Friday, May 28, 2010

Made To Be

One of my greatest passions is helping people to discover their identity in Christ, the unique person God has created them to be, and how they can relate to others so that in community who they are can flourish. To equip people to grow into the particular aspects of God’s likeness he invites them to experience, share and display (covenant; being) and the particular work he has for them to achieve in his greater plan (kingdom; doing). At the most personal level, I believe that our names are significant in revealing our God-given identity; and the battles we will face as Jesus comes that we might experience our life in its fullness, and the thief comes to steal, kill and destroy the life God intends for us, the person God made us to be(come) (John 10).

Regarding our identity, Ephesians 4 is also a key passage. While I was at college, I wrote a dissertation on apostles, prophets, evangelists, pastors, and teachers.


The biggest objection to the ideas I explore there - engaging in particular with the writings of missiologists Alan Hirsch and Mike Breen and also with sociological commentator Malcolm Gladwell – is that the verses in question cannot support the weight of the case being built on them.


Jesus described the kingdom of God as being like a mustard seed, which grows into a mustard tree. A mustard seed is a very small seed, and a mustard tree is a very large shrub. But the difference between a mustard seed and a mustard tree is not quantitative – a mustard tree is not just a bigger mustard seed, or many mustard seeds. The difference between a mustard seed and a mustard tree is qualitative – a tree is a totally different thing from a seed. The key thing is not that they are the same thing, but that the tree that grows is faithful to the seed that is planted: a mustard seed does not grow into an apple tree or an oak tree, far less a car or a football.

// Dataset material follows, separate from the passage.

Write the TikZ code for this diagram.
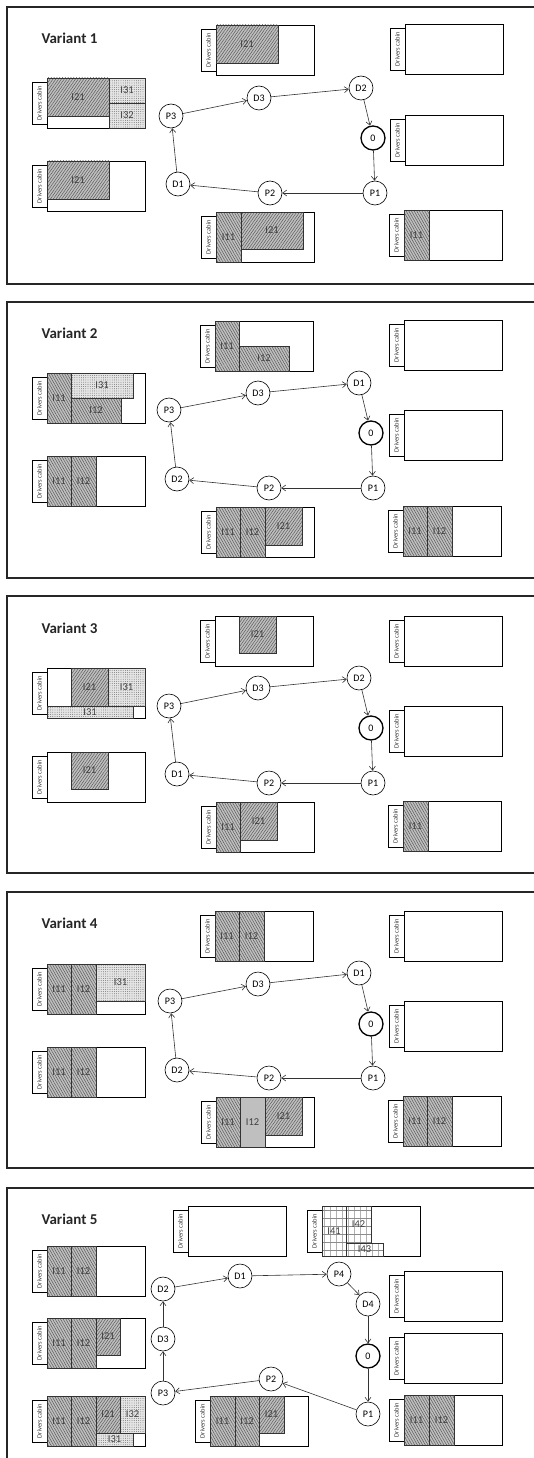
\documentclass[tikz,border=0pt]{standalone}
\usepackage{fontspec}
\setmainfont{Carlito}
\usetikzlibrary{patterns.meta, arrows.meta}

\newcommand{\truck}[4]{%
  \begin{scope}[shift={(#2,#3)}]
    \draw[body] (0,0) rectangle (98,50);
    \node[cabin] (#1) at (-7.5,25) {Drivers cabin};
    #4
  \end{scope}}
\newcommand{\cell}[7]{%
  \node[cellbox, #6, minimum width=#4pt, minimum height=#5pt] (#1) at (#2,#3) {#7};}

\begin{document}
\begin{tikzpicture}[x=1pt, y=-1pt,
    panel/.style={draw=black!85, line width=2pt},
    body/.style={draw=black, fill=white, line width=0.7pt},
    cabin/.style={draw=black, fill=white, line width=0.6pt, rotate=90,
                  minimum width=42pt, minimum height=15pt, inner sep=0pt,
                  font=\fontsize{6.5}{7}\selectfont, text=black!80},
    cellbox/.style={draw=black!80, line width=0.8pt, anchor=north west,
                    outer sep=0pt, inner sep=0pt,
                    font=\fontsize{10.5}{12}\selectfont, text=black!75},
    grpone/.style={preaction={fill=black!25},
                   pattern={Lines[angle=-60, distance=2.3pt, line width=0.5pt]},
                   pattern color=black!65},
    grptwo/.style={preaction={fill=black!25},
                   pattern={Lines[angle=55, distance=2.3pt, line width=0.5pt]},
                   pattern color=black!65},
    grpthree/.style={preaction={fill=black!10},
                     pattern={Dots[distance=2.2pt, radius=0.4pt]},
                     pattern color=black!70},
    grpfour/.style={preaction={fill=white},
                    preaction={pattern={Lines[angle=90, distance=6pt, line width=0.4pt]},
                               pattern color=black!30},
                    pattern={Lines[angle=0, distance=8pt, line width=0.4pt]},
                    pattern color=black!45},
    grpflat/.style={fill=black!25},
    variant/.style={anchor=west, font=\bfseries\fontsize{15}{18}\selectfont, text=black!85},
    stopnode/.style={circle, draw=black, fill=white, line width=0.6pt,
                     minimum size=24pt, inner sep=0pt, font=\fontsize{10}{12}\selectfont},
    depot/.style={stopnode, line width=1.3pt},
    arrow/.style={->, >={Straight Barb[length=4pt, width=6pt]}, draw=black!80, line width=0.6pt}
]
\useasboundingbox (0,0) rectangle (534,1458);

\foreach \top/\bot in {7/284, 302/578, 596/873, 892/1168}
  \draw[panel] (534,\top) -- (7,\top) -- (7,\bot) -- (534,\bot);
\draw[panel] (534,1188) -- (7,1188) -- (7,1458);

% Variant 1
\begin{scope}[shift={(0,7)}, name prefix=v1-]
\node[variant] (title) at (38,31) {Variant 1};
\truck{tm}{216}{18}{\cell{tm-i21}{0}{0}{62}{38}{grptwo}{I21}}
\truck{tr}{405}{17}{}
\truck{tl}{47}{71}{\cell{tl-i21}{0}{0}{62}{38}{grptwo}{I21}
  \cell{tl-i31}{62}{0}{36}{25}{grpthree}{I31}\cell{tl-i32}{62}{25}{36}{25}{grpthree}{I32}}
\truck{ll}{47}{154}{\cell{ll-i21}{0}{0}{62}{38}{grptwo}{I21}}
\truck{bm}{216}{205}{\cell{bm-i11}{0}{0}{25}{50}{grpone}{I11}\cell{bm-i21}{25}{0}{62}{37}{grptwo}{I21}}
\truck{rm}{405}{108}{}
\truck{br}{404}{203}{\cell{br-i11}{0}{0}{25}{50}{grpone}{I11}}

\node[stopnode] (p3) at (171,109) {P3};
\node[stopnode] (d3) at (259,91) {D3};
\node[stopnode] (d2) at (361,81) {D2};
\node[depot] (n0) at (373,131) {0};
\node[stopnode] (p1) at (375,186) {P1};
\node[stopnode] (p2) at (270,186) {P2};
\node[stopnode] (d1) at (178,177) {D1};
\draw[arrow] (p3) -- (d3);
\draw[arrow] (d3) -- (d2);
\draw[arrow] (d2) -- (n0);
\draw[arrow] (n0) -- (p1);
\draw[arrow] (p1) -- (p2);
\draw[arrow] (p2) -- (d1);
\draw[arrow] (d1) -- (p3);
\end{scope}

% Variant 2
\begin{scope}[shift={(0,302)}, name prefix=v2-]
\node[variant] (title) at (38,31) {Variant 2};
\truck{tm}{215}{19}{\cell{tm-i11}{0}{0}{24}{50}{grpone}{I11}\cell{tm-i12}{24}{25}{50}{25}{grpone}{I12}}
\truck{tr}{404}{18}{}
\truck{tl}{47}{71}{\cell{tl-i11}{0}{0}{24}{50}{grpone}{I11}
  \cell{tl-i31}{24}{0}{62}{25}{grpthree}{I31}\cell{tl-i12}{24}{25}{50}{25}{grpone}{I12}}
\truck{ll}{47}{154}{\cell{ll-i11}{0}{0}{24}{50}{grpone}{I11}\cell{ll-i12}{24}{0}{25}{50}{grpone}{I12}}
\truck{bm}{216}{205}{\cell{bm-i11}{0}{0}{24}{50}{grpone}{I11}\cell{bm-i12}{24}{0}{25}{50}{grpone}{I12}
  \cell{bm-i21}{49}{0}{37}{38}{grptwo}{I21}}
\truck{rm}{404}{108}{}
\truck{br}{403}{204}{\cell{br-i11}{0}{0}{24}{50}{grpone}{I11}\cell{br-i12}{24}{0}{25}{50}{grpone}{I12}}

\node[stopnode] (p3) at (169,108) {P3};
\node[stopnode] (d3) at (258,91) {D3};
\node[stopnode] (d1) at (359,81) {D1};
\node[depot] (n0) at (371,131) {0};
\node[stopnode] (p1) at (373,186) {P1};
\node[stopnode] (p2) at (269,186) {P2};
\node[stopnode] (d2) at (177,177) {D2};
\draw[arrow] (p3) -- (d3);
\draw[arrow] (d3) -- (d1);
\draw[arrow] (d1) -- (n0);
\draw[arrow] (n0) -- (p1);
\draw[arrow] (p1) -- (p2);
\draw[arrow] (p2) -- (d2);
\draw[arrow] (d2) -- (p3);
\end{scope}

% Variant 3
\begin{scope}[shift={(0,597)}, name prefix=v3-]
\node[variant] (title) at (38,31) {Variant 3};
\truck{tm}{215}{19}{\cell{tm-i21}{24}{0}{37}{37}{grptwo}{I21}}
\truck{tr}{404}{19}{}
\truck{tl}{47}{71}{\cell{tl-i21}{24}{0}{37}{38}{grptwo}{I21}
  \cell{tl-i31a}{61}{0}{37}{38}{grpthree}{I31}\cell{tl-i31b}{0}{38}{86}{12}{grpthree}{I31}}
\truck{ll}{47}{155}{\cell{ll-i21}{24}{0}{37}{37}{grptwo}{I21}}
\truck{bm}{216}{205}{\cell{bm-i11}{0}{0}{24}{50}{grpone}{I11}\cell{bm-i21}{24}{0}{37}{38}{grptwo}{I21}}
\truck{rm}{404}{109}{}
\truck{br}{403}{204}{\cell{br-i11}{0}{0}{25}{50}{grpone}{I11}}

\node[stopnode] (p3) at (169,109) {P3};
\node[stopnode] (d3) at (258,91) {D3};
\node[stopnode] (d2) at (359,81) {D2};
\node[depot] (n0) at (371,131) {0};
\node[stopnode] (p1) at (373,186) {P1};
\node[stopnode] (p2) at (269,186) {P2};
\node[stopnode] (d1) at (177,177) {D1};
\draw[arrow] (p3) -- (d3);
\draw[arrow] (d3) -- (d2);
\draw[arrow] (d2) -- (n0);
\draw[arrow] (n0) -- (p1);
\draw[arrow] (p1) -- (p2);
\draw[arrow] (p2) -- (d1);
\draw[arrow] (d1) -- (p3);
\end{scope}

% Variant 4
\begin{scope}[shift={(0,892)}, name prefix=v4-]
\node[variant] (title) at (38,31) {Variant 4};
\truck{tm}{215}{19}{\cell{tm-i11}{0}{0}{24}{50}{grpone}{I11}\cell{tm-i12}{24}{0}{25}{50}{grpone}{I12}}
\truck{tr}{404}{19}{}
\truck{tl}{47}{72}{\cell{tl-i11}{0}{0}{24}{50}{grpone}{I11}\cell{tl-i12}{24}{0}{25}{50}{grpone}{I12}
  \cell{tl-i31}{49}{0}{49}{37}{grpthree}{I31}}
\truck{ll}{47}{155}{\cell{ll-i11}{0}{0}{24}{50}{grpone}{I11}\cell{ll-i12}{24}{0}{25}{50}{grpone}{I12}}
\truck{bm}{216}{205}{\cell{bm-i11}{0}{0}{24}{50}{grpone}{I11}\cell{bm-i12}{24}{0}{25}{50}{grpflat}{I12}
  \cell{bm-i21}{49}{0}{37}{38}{grptwo}{I21}}
\truck{rm}{404}{109}{}
\truck{br}{403}{204}{\cell{br-i11}{0}{0}{24}{50}{grpone}{I11}\cell{br-i12}{24}{0}{25}{50}{grpone}{I12}}

\node[stopnode] (p3) at (170,109) {P3};
\node[stopnode] (d3) at (258,92) {D3};
\node[stopnode] (d1) at (359,81) {D1};
\node[depot] (n0) at (371,132) {0};
\node[stopnode] (p1) at (373,186) {P1};
\node[stopnode] (p2) at (269,186) {P2};
\node[stopnode] (d2) at (177,178) {D2};
\draw[arrow] (p3) -- (d3);
\draw[arrow] (d3) -- (d1);
\draw[arrow] (d1) -- (n0);
\draw[arrow] (n0) -- (p1);
\draw[arrow] (p1) -- (p2);
\draw[arrow] (p2) -- (d2);
\draw[arrow] (d2) -- (p3);
\end{scope}

% Variant 5
\begin{scope}[shift={(0,1188)}, name prefix=v5-]
\node[variant] (title) at (38,31) {Variant 5};
\truck{la}{47}{58}{\cell{la-i11}{0}{0}{24}{50}{grpone}{I11}\cell{la-i12}{24}{0}{25}{50}{grpone}{I12}}
\truck{lb}{47}{130}{\cell{lb-i11}{0}{0}{24}{50}{grpone}{I11}\cell{lb-i12}{24}{0}{25}{50}{grpone}{I12}
  \cell{lb-i21}{49}{0}{24}{37}{grptwo}{I21}}
\truck{lc}{47}{208}{\cell{lc-i11}{0}{0}{24}{50}{grpone}{I11}\cell{lc-i12}{24}{0}{25}{50}{grpone}{I12}
  \cell{lc-i21}{49}{0}{24}{37}{grptwo}{I21}\cell{lc-i32}{73}{0}{25}{37}{grpthree}{I32}
  \cell{lc-i31}{49}{37}{37}{13}{grpthree}{I31}}
\truck{tm}{188}{18}{}
\truck{tr}{322}{18}{\cell{tr-i41}{0}{0}{24}{50}{grpfour}{I41}\cell{tr-i42}{24}{0}{25}{37}{grpfour}{I42}
  \cell{tr-i43}{24}{37}{37}{13}{grpfour}{I43}}
\truck{ra}{404}{83}{}
\truck{rb}{404}{145}{}
\truck{bm}{210}{208}{\cell{bm-i11}{0}{0}{25}{50}{grpone}{I11}\cell{bm-i12}{25}{0}{24}{50}{grpone}{I12}
  \cell{bm-i21}{49}{0}{25}{37}{grptwo}{I21}}
\truck{rc}{404}{207}{\cell{rc-i11}{0}{0}{25}{50}{grpone}{I11}\cell{rc-i12}{25}{0}{25}{50}{grpone}{I12}}

\node[stopnode] (d2) at (163,101) {D2};
\node[stopnode] (d1) at (240,88) {D1};
\node[stopnode] (p4) at (339,86) {P4};
\node[stopnode] (d4) at (368,116) {D4};
\node[depot] (n0) at (368,168) {0};
\node[stopnode] (p1) at (368,226) {P1};
\node[stopnode] (p2) at (271,191) {P2};
\node[stopnode] (p3) at (163,205) {P3};
\node[stopnode] (d3) at (163,151) {D3};
\draw[arrow] (d2) -- (d1);
\draw[arrow] (d1) -- (p4);
\draw[arrow] (p4) -- (d4);
\draw[arrow] (d4) -- (n0);
\draw[arrow] (n0) -- (p1);
\draw[arrow] (p1) -- (p2);
\draw[arrow] (p2) -- (p3);
\draw[arrow] (p3) -- (d3);
\draw[arrow] (d3) -- (d2);
\end{scope}
\end{tikzpicture}
\end{document}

And so to the objection that these ideas concerning apostles, prophets, evangelists, pastors and teachers goes far beyond what can be considered an exegesis of the text – or a description of the seed – I agree. However, the activity we are engaged in is not primarily a description of the seed, but a description of the tree we believe has grown from that seed. And in describing the tree, we are very much discovering the tree, and will continue to learn about the tree and revise our conclusions as we do. But a tree there is, and it is certainly big enough to support the weight of the case being built.